Believe it or not, converting Roman to Arabic numerals is about as easy! In practice, all we have to do is read the string right to left, convert the Roman notation to a value and compare with the previous value we processed. If the current value is smaller than the previous value, we decrement the count. If the current value is greater or equal to the previous value, we increment the count.

''
'' CONVERT ROMAN NUMERALS TO ARABIC NUMERALS (version 1)
''
FUNCTION RomanToArabic% (source AS STRING)
  CONST romNum = "IVXLCDM"

  DIM value AS INTEGER
  DIM thisInt AS INTEGER, prevInt AS INTEGER
  DIM thisOfs AS INTEGER

  FOR i% = LEN(source) TO 1 STEP -1

    ' Find the Roman numeral in the list
    thisOfs = INSTR(romNum, MID$(source, i%, 1)) - 1
    IF (thisOfs = -1) THEN
      value = -1
      EXIT FOR
    END IF

    ' Even indices are powers of ten, odd indices are also multiplied by 5.
    IF (thisOfs AND &H1) THEN
      thisInt = 5 * 10 ^ (thisOfs \ 2)
    ELSE
      thisInt = 10 ^ (thisOfs \ 2)
    END IF

    ' Increment or decrement, according to previous value.
    IF (thisInt < prevInt) THEN
      value = value - thisInt
    ELSE
      value = value + thisInt
    END IF
    thisInt = thisInt
  NEXT i%

  ' Return value
  RomanToArabic% = value
END FUNCTION

And that's it... well, it is as long as we're not interested in string validation.
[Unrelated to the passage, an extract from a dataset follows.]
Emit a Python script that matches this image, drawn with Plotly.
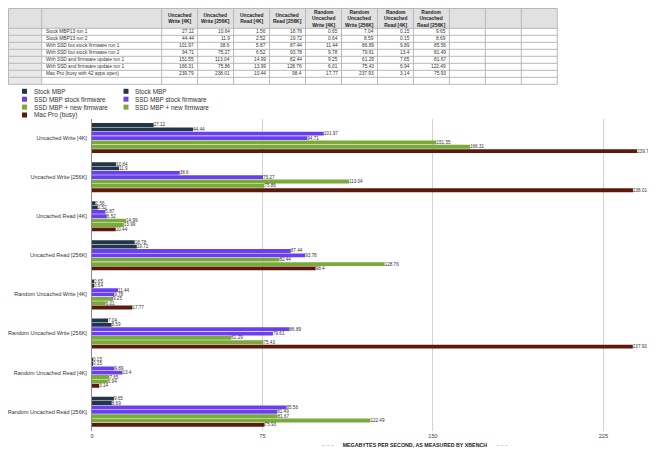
import plotly.graph_objects as go

# the page body adds an 8px margin; figure size and mapping compensate for it
OFF = 8
FW, FH = 648, 451

# ---------------- data ----------------
categories = [
    "Uncached Write [4K]", "Uncached Write [256K]", "Uncached Read [4K]", "Uncached Read [256K]",
    "Random Uncached Write [4K]", "Random Uncached Write [256K]", "Random Uncached Read [4K]",
    "Random Uncached Read [256K]",
]
table_headers = [
    "Uncached<br>Write [4K]", "Uncached<br>Write [256K]", "Uncached<br>Read [4K]", "Uncached<br>Read [256K]",
    "Random<br>Uncached<br>Write [4K]", "Random<br>Uncached<br>Write [256K]", "Random<br>Uncached<br>Read [4K]",
    "Random<br>Uncached<br>Read [256K]",
]
row_names = [
    "Stock MBP13 run 1",
    "Stock MBP13 run 2",
    "With SSD but stock firmware run 1",
    "With SSD but stock firmware run 2",
    "With SSD and firmware update run 1",
    "With SSD and firmware update run 1",
    "Mac Pro (busy with 42 apps open)",
]
legend_names = [
    "Stock MBP", "Stock MBP", "SSD MBP stock firmware", "SSD MBP stock firmware",
    "SSD MBP + new firmware", "SSD MBP + new firmware", "Mac Pro (busy)",
]
stock_run1 = [27.12, 10.64, 1.56, 18.78, 0.65, 7.04, 0.15, 9.65]
stock_run2 = [44.44, 11.9, 2.52, 19.72, 0.64, 8.59, 0.15, 8.69]
ssd_stock_run1 = [101.97, 38.6, 5.87, 87.44, 11.44, 86.89, 9.89, 85.56]
ssd_stock_run2 = [94.71, 75.27, 6.52, 93.78, 9.78, 79.61, 13.4, 81.49]
ssd_new_run1 = [151.55, 113.04, 14.99, 82.44, 9.25, 61.29, 7.65, 81.67]
ssd_new_run2 = [166.31, 75.86, 13.99, 128.76, 6.01, 75.43, 6.94, 122.49]
mac_pro = [239.79, 238.01, 10.44, 98.4, 17.77, 237.93, 3.14, 75.93]
x_ticks = [0, 75, 150, 225]
x_title = "MEGABYTES PER SECOND, AS MEASURED BY XBENCH"

series = [stock_run1, stock_run2, ssd_stock_run1, ssd_stock_run2, ssd_new_run1, ssd_new_run2, mac_pro]
colors = ["#213649", "#213649", "#6a3ff2", "#6a3ff2", "#79aa3a", "#79aa3a", "#5b1a0b"]

FONT = "Liberation Sans, Arial, Helvetica, sans-serif"


def px(x):
    return (x - OFF) / FW


def py(y):
    return 1 - (y - OFF) / FH


fig = go.Figure()

for name, vals, col in zip(legend_names, series, colors):
    fig.add_trace(go.Bar(
        y=categories, x=vals, orientation="h", name=name,
        marker=dict(color=col, line=dict(width=0)),
        text=[str(v) for v in vals], textposition="outside",
        textfont=dict(size=4.6, color="#333333", family=FONT),
        constraintext="none", cliponaxis=False, showlegend=False,
    ))

shapes = []
annotations = []

# ---------------- table ----------------
col_edges = [8.5, 41.7, 161.7] + [161.7 + 35.96 * (i + 1) for i in range(11)]
row_edges = [8.5, 28.3] + [28.3 + 7.0 * (i + 1) for i in range(8)]
t_left, t_right = col_edges[0], col_edges[-1]
t_top, t_bot = row_edges[0], row_edges[-1]

shapes.append(dict(type="rect", xref="paper", yref="paper", x0=px(t_left), x1=px(t_right),
                   y0=py(row_edges[1]), y1=py(t_top), fillcolor="#e1e1e1", line=dict(width=0), layer="below"))
shapes.append(dict(type="rect", xref="paper", yref="paper", x0=px(col_edges[0]), x1=px(col_edges[1]),
                   y0=py(t_bot), y1=py(row_edges[1]), fillcolor="#e9e9e9", line=dict(width=0), layer="below"))
for xe in col_edges:
    shapes.append(dict(type="line", xref="paper", yref="paper", x0=px(xe), x1=px(xe),
                       y0=py(t_top), y1=py(t_bot), line=dict(color="#b8b8b8", width=1)))
for ye in row_edges:
    shapes.append(dict(type="line", xref="paper", yref="paper", x0=px(t_left), x1=px(t_right),
                       y0=py(ye), y1=py(ye), line=dict(color="#b8b8b8", width=1)))

for j, hdr in enumerate(table_headers):
    cx = (col_edges[2 + j] + col_edges[3 + j]) / 2
    annotations.append(dict(xref="paper", yref="paper", x=px(cx), y=py((row_edges[0] + row_edges[1]) / 2 + 0.5),
                            text="<b>" + hdr + "</b>", showarrow=False, xanchor="center", yanchor="middle",
                            align="center", font=dict(size=4.9, color="#222222", family=FONT)))

for i, (rn, vals) in enumerate(zip(row_names, series)):
    cy = (row_edges[1 + i] + row_edges[2 + i]) / 2
    annotations.append(dict(xref="paper", yref="paper", x=px(col_edges[1] + 2.5), y=py(cy),
                            text=rn, showarrow=False, xanchor="left", yanchor="middle",
                            font=dict(size=4.8, color="#333333", family=FONT)))
    for j, v in enumerate(vals):
        annotations.append(dict(xref="paper", yref="paper", x=px(col_edges[3 + j] - 1.5), y=py(cy),
                                text=str(v), showarrow=False, xanchor="right", yanchor="middle",
                                font=dict(size=4.8, color="#333333", family=FONT)))

# ---------------- legend (custom) ----------------
for i, (name, col) in enumerate(zip(legend_names, colors)):
    r, c = i // 2, i % 2
    x0 = 22 + c * 101.5
    yc = 91.3 + r * 7.9
    shapes.append(dict(type="rect", xref="paper", yref="paper", x0=px(x0), x1=px(x0 + 5),
                       y0=py(yc + 2.5), y1=py(yc - 2.5), fillcolor=col, line=dict(width=0)))
    annotations.append(dict(xref="paper", yref="paper", x=px(x0 + 9.5), y=py(yc),
                            text=name, showarrow=False, xanchor="left", yanchor="middle",
                            font=dict(size=6.4, color="#333333", family=FONT)))

# ---------------- axis title ----------------
annotations.append(dict(xref="paper", yref="paper", x=px(415), y=py(445),
                        text="<span style='color:#9a9a9a'>– – –</span>      <b>" + x_title +
                             "</b>      <span style='color:#9a9a9a'>– – –</span>",
                        showarrow=False, xanchor="center", yanchor="middle",
                        font=dict(size=5.3, color="#222222", family=FONT)))

plot_x0, plot_x1 = 92, 637.5
plot_y0, plot_y1 = 118.5, 431.3

fig.update_layout(
    width=FW, height=FH,
    margin=dict(l=0, r=0, t=0, b=0, autoexpand=False),
    paper_bgcolor="white", plot_bgcolor="white",
    barmode="group", bargap=0.22, bargroupgap=0.12,
    font=dict(family=FONT, color="#333333"),
    shapes=shapes, annotations=annotations,
    xaxis=dict(domain=[px(plot_x0), px(plot_x1)], range=[0, 240], tickvals=x_ticks,
               ticktext=[str(t) for t in x_ticks], showgrid=True, gridcolor="#d2d2d2", gridwidth=1,
               zeroline=False, showline=False, ticks="", anchor="y", automargin=False,
               tickfont=dict(size=5.6, color="#444444", family=FONT)),
    yaxis=dict(domain=[py(plot_y1), py(plot_y0)], type="category", categoryorder="array",
               categoryarray=categories, range=[7.5, -0.5], showgrid=False, zeroline=False,
               showline=True, linecolor="#8c8c8c", linewidth=1, ticks="outside", ticklen=3,
               tickcolor="rgba(0,0,0,0)", automargin=False,
               tickfont=dict(size=5.5, color="#333333", family=FONT)),
)

fig.write_html("out.html")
The function above will decode incorrect inputs such as IIII (4,) VV (10,) or IXIX (18.) Some rules should be put in place to prevent that behavior. The following function should catch invalid strings (in which case it returns -1.)

''
'' CONVERT ROMAN NUMERALS TO ARABIC NUMERALS (version 2)
''
FUNCTION RomanToArabic% (source AS STRING)
  CONST romNum = "IVXLCDM"

  DIM value AS INTEGER
  DIM thisInt AS INTEGER, prevInt AS INTEGER
  DIM thisOfs AS INTEGER, prevOfs AS INTEGER
  DIM streak AS INTEGER, didSub AS INTEGER

  prevOfs = -1

  ' Assume the string is invalid.
  RomanToArabic% = -1

  FOR i% = LEN(source) TO 1 STEP -1

    ' Find the Roman numeral in the list
    thisOfs = INSTR(romNum, MID$(source, i%, 1)) - 1
    ' INVALID: not a Roman numeral.
    IF (thisOfs = -1) THEN EXIT FUNCTION
    IF (thisOfs = prevOfs) THEN
      streak = streak + 1
      ' INVALID: more than 3 times the same Roman numeral in a row.
      IF (streak > 3) THEN EXIT FUNCTION
      ' INVALID: V, L, D twice in a row.
      IF ((streak > 1) AND (thisOfs AND &H1)) THEN EXIT FUNCTION
    ELSE
      streak = 1
    END IF

    ' Even indices are powers of ten, odd indices are also multiplied by 5.
    IF (thisOfs AND &H1) THEN
      thisInt = 5 * 10 ^ (thisOfs \ 2)
    ELSE
      thisInt = 10 ^ (thisOfs \ 2)
    END IF

    ' Increment or decrement, according to previous value.
    IF (thisInt < prevInt) THEN
      ' INVALID: we already subtracted.
      IF (didSub) THEN EXIT FUNCTION
      ' INVALID: trying to subtract Roman numeral V, L, or D.
      IF (thisOfs AND &H1) THEN EXIT FUNCTION
      ' INVALID: subtractor must be within two ranks.
      IF ((prevOfs - thisOfs) > 2) THEN EXIT FUNCTION
      value = value - thisInt
      didSub = -1
    ELSE
      value = value + thisInt
      prevInt = thisInt
      didSub = 0
    END IF

    prevOfs = thisOfs
  NEXT i%

  ' Return value
  RomanToArabic% = value
END FUNCTION

That's it. It's sloppy, but it works.